As Dominic Lawson put it, “the effect is to ensure that the entire affair will be characterised by a depressing combination of rigidity and superficiality”. The approach is lifted from America where even Obama in his clash with McCain was “rendered soporifically dull by the rigid entirely unspontaneous format.”
What will this mean for our three contestants? Well rehearsed and prepared, as they each will be, to deliver their prepared statements, debate for a minute or so, and reply to planted questions, the chances of any competitive advantage from what they say, the policy content, are zero.
So, we will be left with judgement based almost entirely on looks. “Do we like this person?”
All the non-verbal clues will be in play.
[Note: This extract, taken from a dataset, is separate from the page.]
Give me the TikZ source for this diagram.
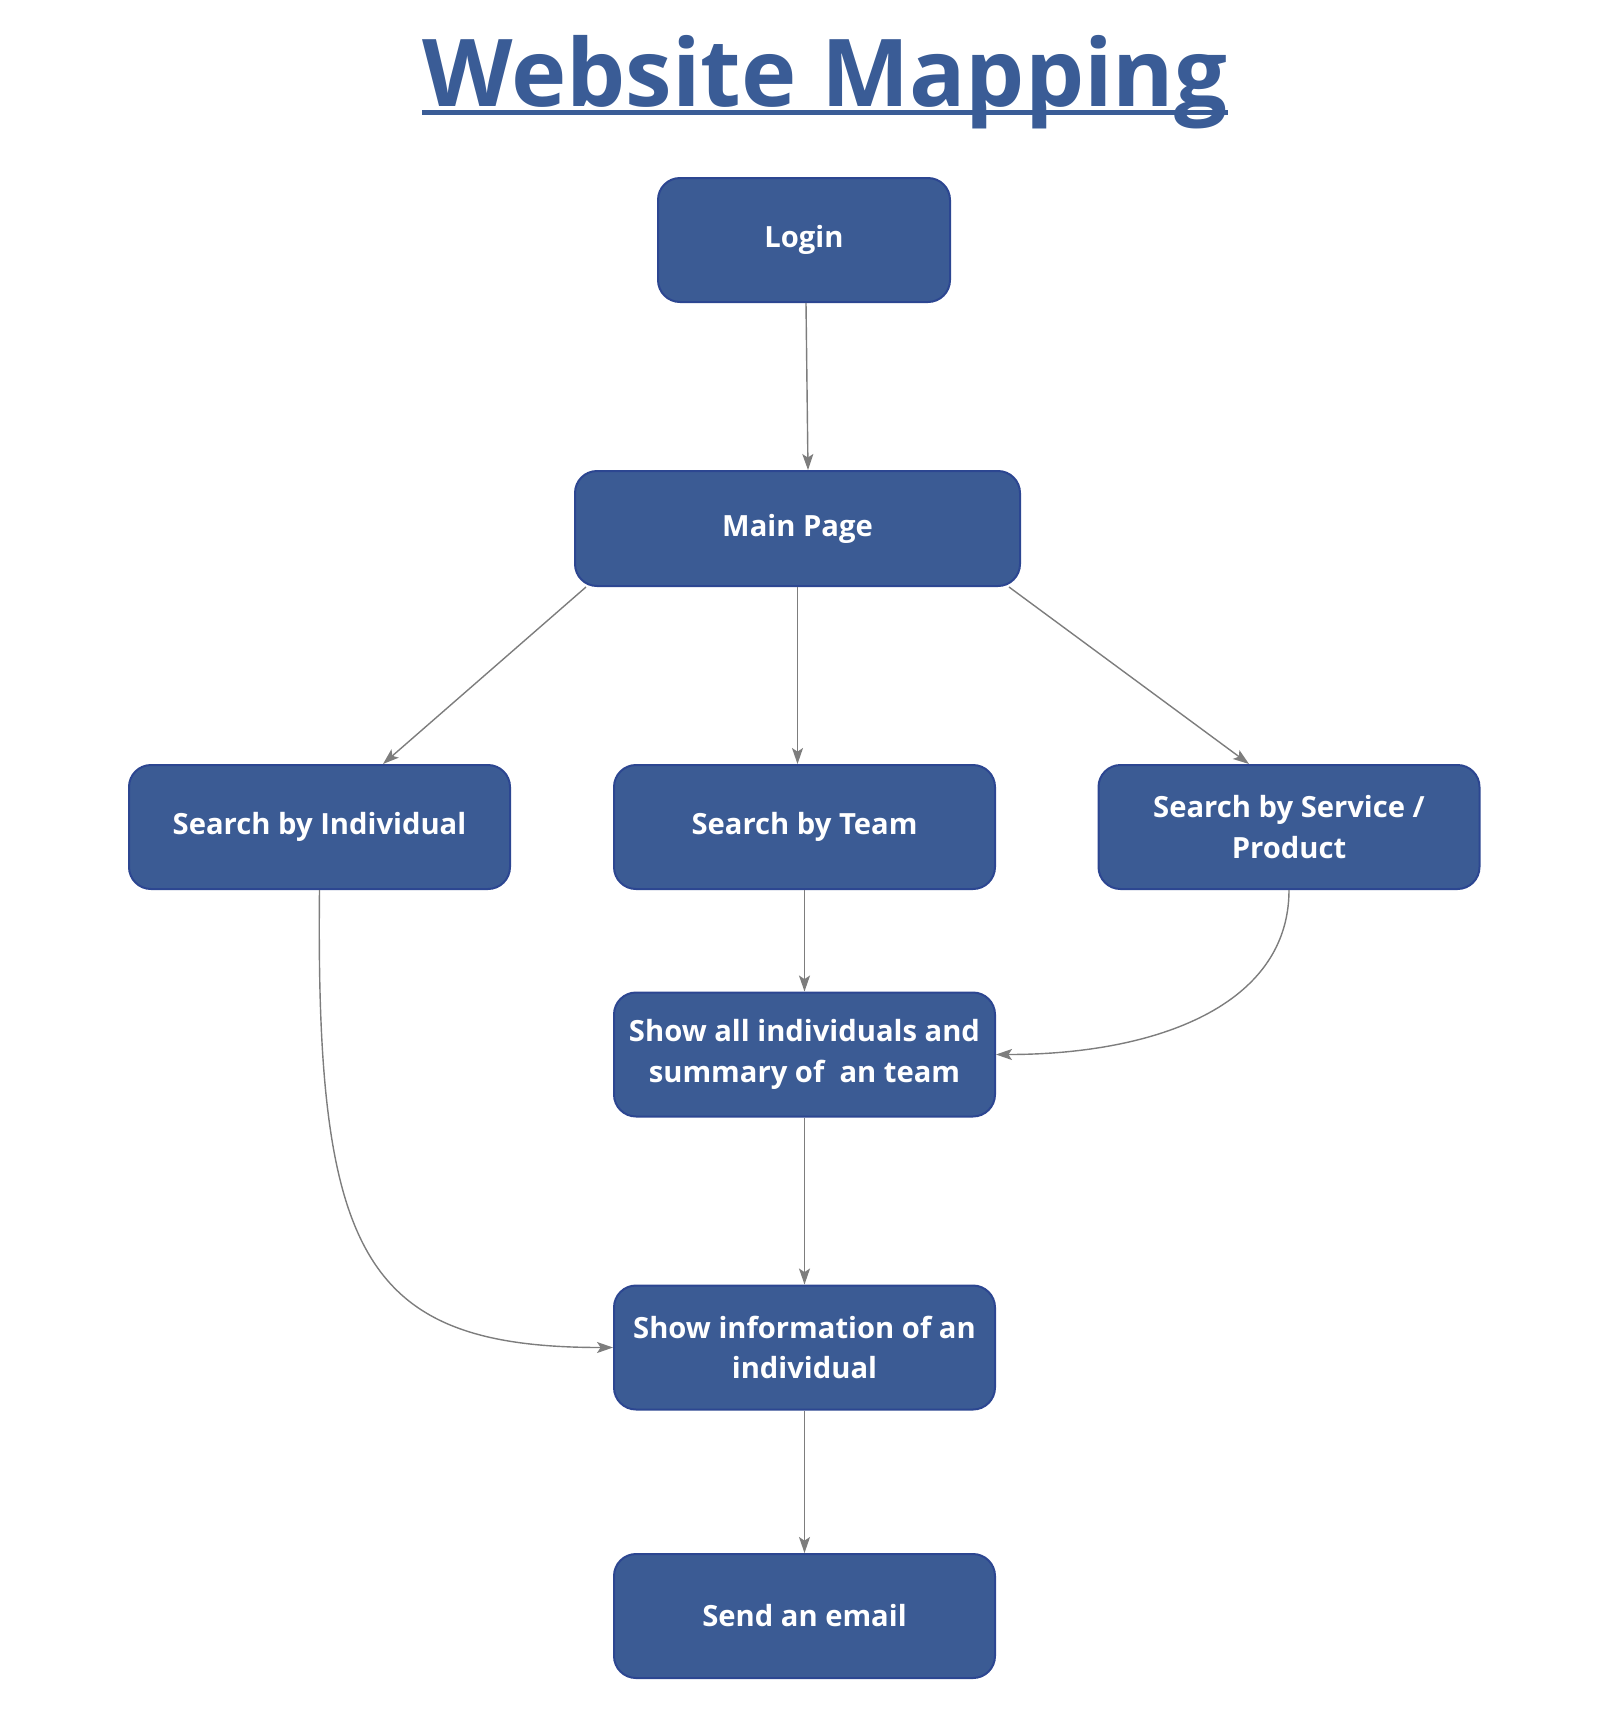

Tone of voice, gestures, facial expression, genuine warmth, natural smile, ease of body language, eye contact, all the normal signals of a confident personality but all under threat from the television camera.
David Cameron has the toughest job. Once the ‘charismatic telegenic’ performer his aura is diminished along with the Incredible Shrinking Man (Gerald Scarfe cartoon) polling figures. As the still just-favourite he has most to lose and the temptation will be to try too hard. He needs the confidence to relax and take cues from Bill Clinton at his charming best.
As the least exposed and with no real form, Nick Clegg should go in with confidence high, certain that his freshness will give him an edge. We have little idea of what he stands for so anything he says will seem original. He can, and should come across as the one enjoying himself, so we might enjoy him.
Gordon Brown as ever is unpredictable. Recently his public preparation is the best. The Piers Morgan show and then 4 hours of Iraq enquiry will have fuelled confidence in his newly found ‘nice Gordon’ persona. If he can combine the nice with the formidable authority, lacking in both his fresh-faced, ‘inexperienced’ opponents, the debates will favour him.
However, for all the protocols and the preparation it would be unfortunate, as Lawson said,” if a close British general election were to be decided by a single cleverly worded put down or an unfortunate behavioral twitch on camera.” But it could be.